▶

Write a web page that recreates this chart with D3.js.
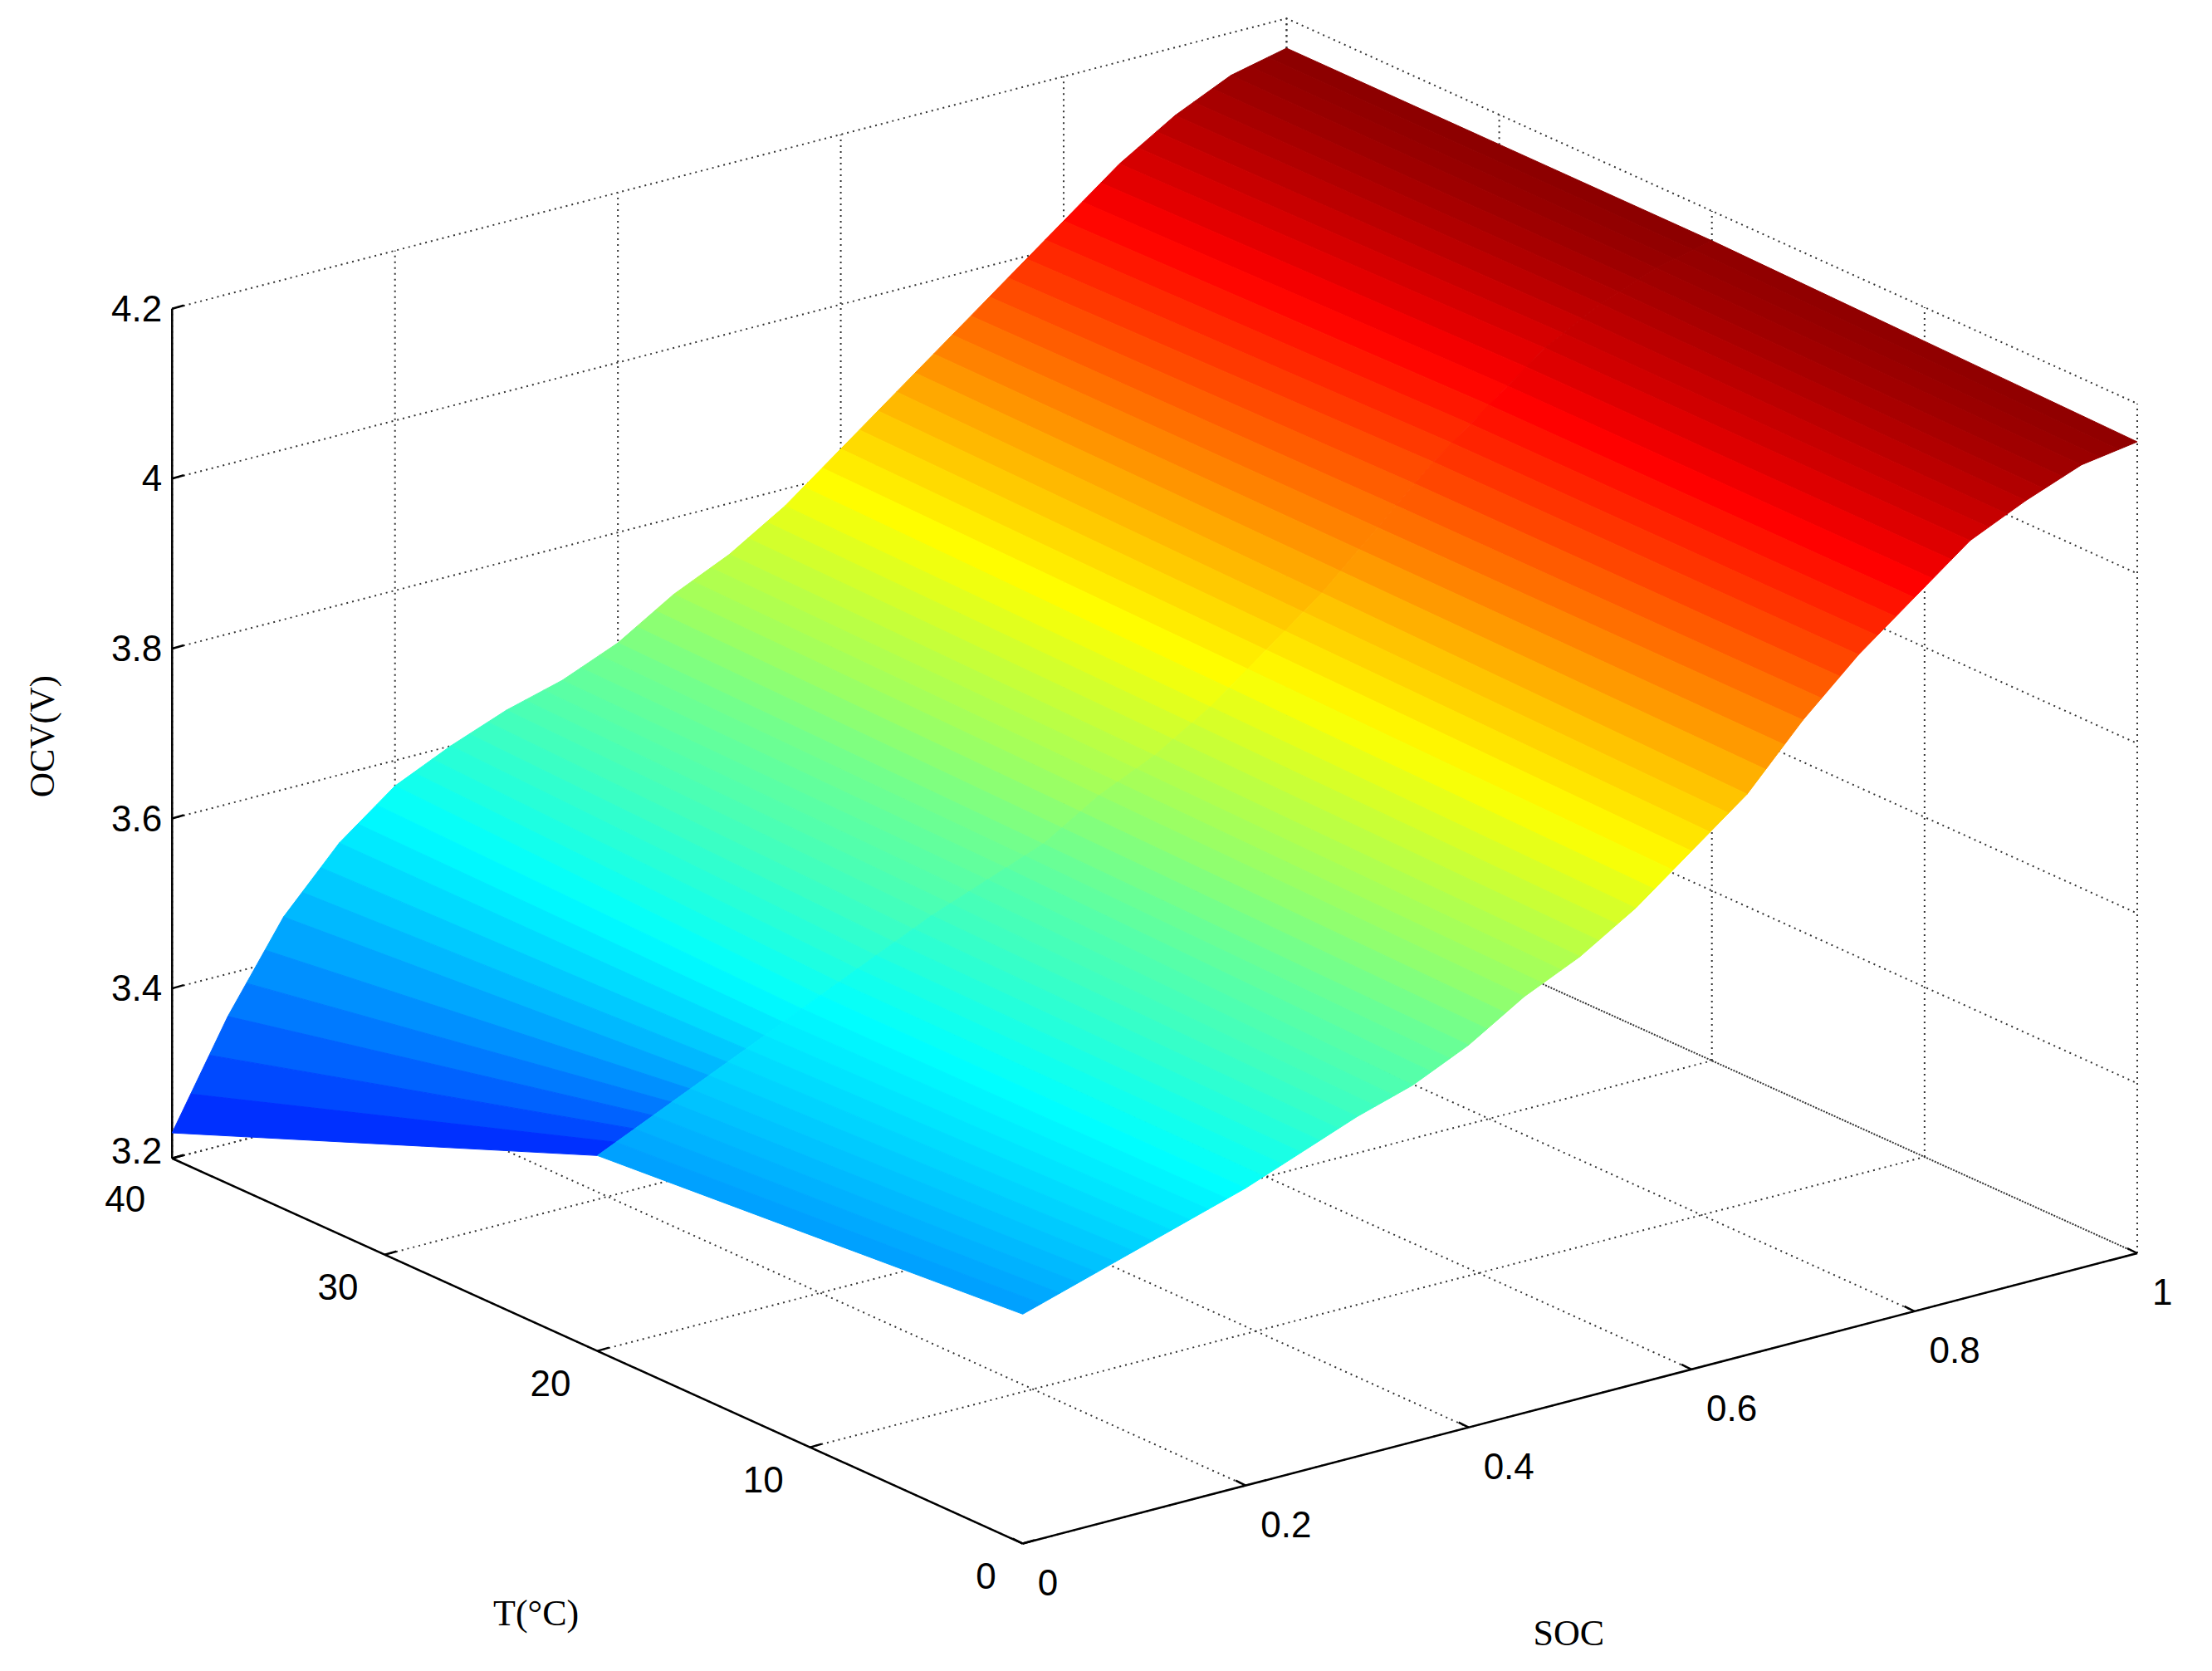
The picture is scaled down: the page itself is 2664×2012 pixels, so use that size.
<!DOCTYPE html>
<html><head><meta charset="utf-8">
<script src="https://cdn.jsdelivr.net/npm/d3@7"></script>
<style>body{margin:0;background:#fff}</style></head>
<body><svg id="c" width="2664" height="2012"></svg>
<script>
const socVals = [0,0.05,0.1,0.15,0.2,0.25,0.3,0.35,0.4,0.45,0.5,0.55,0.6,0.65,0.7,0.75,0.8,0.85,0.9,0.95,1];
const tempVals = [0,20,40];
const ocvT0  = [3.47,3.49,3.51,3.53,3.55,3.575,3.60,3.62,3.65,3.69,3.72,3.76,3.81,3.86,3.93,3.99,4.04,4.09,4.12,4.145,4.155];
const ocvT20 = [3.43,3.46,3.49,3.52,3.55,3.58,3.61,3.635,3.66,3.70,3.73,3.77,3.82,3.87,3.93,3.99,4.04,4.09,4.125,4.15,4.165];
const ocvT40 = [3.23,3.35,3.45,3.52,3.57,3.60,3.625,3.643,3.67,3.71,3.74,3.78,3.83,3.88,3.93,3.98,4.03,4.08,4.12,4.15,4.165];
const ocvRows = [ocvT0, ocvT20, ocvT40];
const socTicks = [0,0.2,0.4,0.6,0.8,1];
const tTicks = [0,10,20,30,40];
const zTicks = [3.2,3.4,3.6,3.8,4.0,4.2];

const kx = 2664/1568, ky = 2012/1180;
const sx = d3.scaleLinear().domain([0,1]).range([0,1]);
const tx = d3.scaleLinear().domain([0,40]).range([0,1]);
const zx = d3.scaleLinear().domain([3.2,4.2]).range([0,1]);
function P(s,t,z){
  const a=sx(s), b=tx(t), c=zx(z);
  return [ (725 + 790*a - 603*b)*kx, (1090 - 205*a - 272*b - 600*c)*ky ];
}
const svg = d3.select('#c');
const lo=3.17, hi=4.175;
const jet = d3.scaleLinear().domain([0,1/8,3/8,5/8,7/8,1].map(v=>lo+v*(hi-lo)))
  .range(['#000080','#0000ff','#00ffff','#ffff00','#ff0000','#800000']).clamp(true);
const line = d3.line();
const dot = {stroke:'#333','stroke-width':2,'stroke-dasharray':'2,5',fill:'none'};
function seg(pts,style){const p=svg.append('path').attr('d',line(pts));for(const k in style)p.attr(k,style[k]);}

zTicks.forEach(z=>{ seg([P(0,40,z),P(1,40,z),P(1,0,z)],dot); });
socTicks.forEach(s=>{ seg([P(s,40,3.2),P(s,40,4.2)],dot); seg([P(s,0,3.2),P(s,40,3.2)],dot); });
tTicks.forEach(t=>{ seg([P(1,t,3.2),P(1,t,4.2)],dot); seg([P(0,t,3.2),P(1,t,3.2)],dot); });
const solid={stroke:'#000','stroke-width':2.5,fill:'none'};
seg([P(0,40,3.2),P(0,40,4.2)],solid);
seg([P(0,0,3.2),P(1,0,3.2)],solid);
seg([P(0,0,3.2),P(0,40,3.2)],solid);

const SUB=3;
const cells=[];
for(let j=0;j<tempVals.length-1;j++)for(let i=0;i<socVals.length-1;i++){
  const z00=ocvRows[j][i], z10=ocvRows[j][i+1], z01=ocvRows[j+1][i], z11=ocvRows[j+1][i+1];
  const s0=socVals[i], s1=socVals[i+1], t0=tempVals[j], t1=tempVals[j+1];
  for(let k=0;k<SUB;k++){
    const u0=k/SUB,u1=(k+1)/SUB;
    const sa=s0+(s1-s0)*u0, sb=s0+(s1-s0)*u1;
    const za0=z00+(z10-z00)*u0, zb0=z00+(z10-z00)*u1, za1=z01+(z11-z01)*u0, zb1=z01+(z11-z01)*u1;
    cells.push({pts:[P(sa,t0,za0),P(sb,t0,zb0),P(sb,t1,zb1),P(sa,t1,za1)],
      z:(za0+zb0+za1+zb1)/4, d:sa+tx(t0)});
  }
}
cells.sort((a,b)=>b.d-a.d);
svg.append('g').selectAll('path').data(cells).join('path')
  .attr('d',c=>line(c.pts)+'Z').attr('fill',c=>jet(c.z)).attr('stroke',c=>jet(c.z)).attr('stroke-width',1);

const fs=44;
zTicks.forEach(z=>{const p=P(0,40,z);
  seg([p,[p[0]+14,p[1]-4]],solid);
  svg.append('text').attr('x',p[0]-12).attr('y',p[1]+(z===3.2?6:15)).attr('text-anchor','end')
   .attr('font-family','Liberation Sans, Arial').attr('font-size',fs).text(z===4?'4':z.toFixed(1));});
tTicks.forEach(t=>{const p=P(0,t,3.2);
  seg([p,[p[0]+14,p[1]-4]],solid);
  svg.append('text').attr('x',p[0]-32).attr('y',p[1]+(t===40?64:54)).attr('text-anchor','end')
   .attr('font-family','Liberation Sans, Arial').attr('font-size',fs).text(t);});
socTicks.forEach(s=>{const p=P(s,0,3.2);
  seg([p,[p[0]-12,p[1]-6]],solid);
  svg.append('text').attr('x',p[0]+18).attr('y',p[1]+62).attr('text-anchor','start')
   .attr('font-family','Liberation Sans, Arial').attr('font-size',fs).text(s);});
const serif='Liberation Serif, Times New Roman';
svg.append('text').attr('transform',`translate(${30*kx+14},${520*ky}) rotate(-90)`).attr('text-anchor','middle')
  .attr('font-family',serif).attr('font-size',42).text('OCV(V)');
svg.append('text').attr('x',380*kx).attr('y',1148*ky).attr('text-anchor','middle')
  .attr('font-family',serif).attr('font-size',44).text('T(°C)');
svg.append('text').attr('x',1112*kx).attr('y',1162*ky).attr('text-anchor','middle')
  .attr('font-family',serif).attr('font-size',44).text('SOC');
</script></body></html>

◀

Task directions
Reproduce all of the data exactly, omitting each picture it holds.

Finished answer
Write a web page that recreates this chart with D3.js.
The picture is scaled down: the page itself is 2664×2012 pixels, so use that size.
<!DOCTYPE html>
<html><head><meta charset="utf-8">
<script src="https://cdn.jsdelivr.net/npm/d3@7"></script>
<style>body{margin:0;background:#fff}</style></head>
<body><svg id="c" width="2664" height="2012"></svg>
<script>
const socVals = [0,0.05,0.1,0.15,0.2,0.25,0.3,0.35,0.4,0.45,0.5,0.55,0.6,0.65,0.7,0.75,0.8,0.85,0.9,0.95,1];
const tempVals = [0,20,40];
const ocvT0  = [3.47,3.49,3.51,3.53,3.55,3.575,3.60,3.62,3.65,3.69,3.72,3.76,3.81,3.86,3.93,3.99,4.04,4.09,4.12,4.145,4.155];
const ocvT20 = [3.43,3.46,3.49,3.52,3.55,3.58,3.61,3.635,3.66,3.70,3.73,3.77,3.82,3.87,3.93,3.99,4.04,4.09,4.125,4.15,4.165];
const ocvT40 = [3.23,3.35,3.45,3.52,3.57,3.60,3.625,3.643,3.67,3.71,3.74,3.78,3.83,3.88,3.93,3.98,4.03,4.08,4.12,4.15,4.165];
const ocvRows = [ocvT0, ocvT20, ocvT40];
const socTicks = [0,0.2,0.4,0.6,0.8,1];
const tTicks = [0,10,20,30,40];
const zTicks = [3.2,3.4,3.6,3.8,4.0,4.2];

const kx = 2664/1568, ky = 2012/1180;
const sx = d3.scaleLinear().domain([0,1]).range([0,1]);
const tx = d3.scaleLinear().domain([0,40]).range([0,1]);
const zx = d3.scaleLinear().domain([3.2,4.2]).range([0,1]);
function P(s,t,z){
  const a=sx(s), b=tx(t), c=zx(z);
  return [ (725 + 790*a - 603*b)*kx, (1090 - 205*a - 272*b - 600*c)*ky ];
}
const svg = d3.select('#c');
const lo=3.17, hi=4.175;
const jet = d3.scaleLinear().domain([0,1/8,3/8,5/8,7/8,1].map(v=>lo+v*(hi-lo)))
  .range(['#000080','#0000ff','#00ffff','#ffff00','#ff0000','#800000']).clamp(true);
const line = d3.line();
const dot = {stroke:'#333','stroke-width':2,'stroke-dasharray':'2,5',fill:'none'};
function seg(pts,style){const p=svg.append('path').attr('d',line(pts));for(const k in style)p.attr(k,style[k]);}

zTicks.forEach(z=>{ seg([P(0,40,z),P(1,40,z),P(1,0,z)],dot); });
socTicks.forEach(s=>{ seg([P(s,40,3.2),P(s,40,4.2)],dot); seg([P(s,0,3.2),P(s,40,3.2)],dot); });
tTicks.forEach(t=>{ seg([P(1,t,3.2),P(1,t,4.2)],dot); seg([P(0,t,3.2),P(1,t,3.2)],dot); });
const solid={stroke:'#000','stroke-width':2.5,fill:'none'};
seg([P(0,40,3.2),P(0,40,4.2)],solid);
seg([P(0,0,3.2),P(1,0,3.2)],solid);
seg([P(0,0,3.2),P(0,40,3.2)],solid);

const SUB=3;
const cells=[];
for(let j=0;j<tempVals.length-1;j++)for(let i=0;i<socVals.length-1;i++){
  const z00=ocvRows[j][i], z10=ocvRows[j][i+1], z01=ocvRows[j+1][i], z11=ocvRows[j+1][i+1];
  const s0=socVals[i], s1=socVals[i+1], t0=tempVals[j], t1=tempVals[j+1];
  for(let k=0;k<SUB;k++){
    const u0=k/SUB,u1=(k+1)/SUB;
    const sa=s0+(s1-s0)*u0, sb=s0+(s1-s0)*u1;
    const za0=z00+(z10-z00)*u0, zb0=z00+(z10-z00)*u1, za1=z01+(z11-z01)*u0, zb1=z01+(z11-z01)*u1;
    cells.push({pts:[P(sa,t0,za0),P(sb,t0,zb0),P(sb,t1,zb1),P(sa,t1,za1)],
      z:(za0+zb0+za1+zb1)/4, d:sa+tx(t0)});
  }
}
cells.sort((a,b)=>b.d-a.d);
svg.append('g').selectAll('path').data(cells).join('path')
  .attr('d',c=>line(c.pts)+'Z').attr('fill',c=>jet(c.z)).attr('stroke',c=>jet(c.z)).attr('stroke-width',1);

const fs=44;
zTicks.forEach(z=>{const p=P(0,40,z);
  seg([p,[p[0]+14,p[1]-4]],solid);
  svg.append('text').attr('x',p[0]-12).attr('y',p[1]+(z===3.2?6:15)).attr('text-anchor','end')
   .attr('font-family','Liberation Sans, Arial').attr('font-size',fs).text(z===4?'4':z.toFixed(1));});
tTicks.forEach(t=>{const p=P(0,t,3.2);
  seg([p,[p[0]+14,p[1]-4]],solid);
  svg.append('text').attr('x',p[0]-32).attr('y',p[1]+(t===40?64:54)).attr('text-anchor','end')
   .attr('font-family','Liberation Sans, Arial').attr('font-size',fs).text(t);});
socTicks.forEach(s=>{const p=P(s,0,3.2);
  seg([p,[p[0]-12,p[1]-6]],solid);
  svg.append('text').attr('x',p[0]+18).attr('y',p[1]+62).attr('text-anchor','start')
   .attr('font-family','Liberation Sans, Arial').attr('font-size',fs).text(s);});
const serif='Liberation Serif, Times New Roman';
svg.append('text').attr('transform',`translate(${30*kx+14},${520*ky}) rotate(-90)`).attr('text-anchor','middle')
  .attr('font-family',serif).attr('font-size',42).text('OCV(V)');
svg.append('text').attr('x',380*kx).attr('y',1148*ky).attr('text-anchor','middle')
  .attr('font-family',serif).attr('font-size',44).text('T(°C)');
svg.append('text').attr('x',1112*kx).attr('y',1162*ky).attr('text-anchor','middle')
  .attr('font-family',serif).attr('font-size',44).text('SOC');
</script></body></html>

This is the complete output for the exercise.